The most immediate threat to these patterns continuing is demographic. The decline of the Provençal industry was hastened by the deaths in the First World War of young French olive-pickers. Now, all over the Mediterranean, people are leaving villages and moving into town. It can take a couple of generations before nostalgia tugs a few of them back. Regional governments are chasing new industries, but olives are more deeply impressed in the Mediterranean imagination than four-door saloons. The Spanish are fond of a story which confirms all the stereotypes of the laid-back South. After much lobbying, a brand new car factory was built not far from Seville. One day in winter the Japanese quality-controller arrived to find it empty. The olives were ripe and the workers had taken a couple of days off, venting their frustrations by thwacking trees. It is a far cry from the more gentle Japanese custom of sitting under the cherry-blossom, perhaps, but if the owners are wise they should turn a blind eye to the absenteeism and the tree-abuse, and call it staff development. It won’t happen every year.

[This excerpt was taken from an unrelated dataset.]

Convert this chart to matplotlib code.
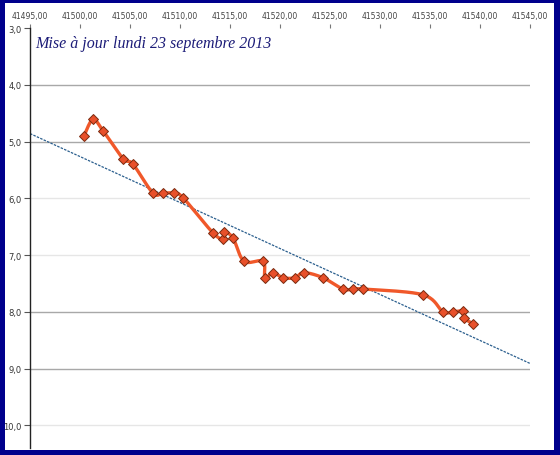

All things being equal, olives work to a slow pulse, alternating years of plenty with years of dearth, a pattern which cannot be broken by double planting, since the trees of a region synchronise over time. The trade is now so tight that the pulse operates like a pendulum over the entire Mediterranean. When the rain misses Spain, as it did year after year in the early Nineties, Greece celebrates, as prices soar. The rain has come back now and the Spaniards can breathe again. This year it came down in torrents, which causes problems of its own. But behind the annual vagaries there is evidence of more permanent climate change, as years of drought arrive more often, bunched up like London buses, and showers become more rare. On the Greek islands in August, they have begun to notice cloud-formations they have never seen before, not stopping to offload their cargo, passing through to the North. The Mediterranean is in danger of losing its ancient monopoly. Within a century or two, the sight of an olive grove in England might not seem so strange. What a dilemma for the Tuscanini of North London: save the planet or grow your own.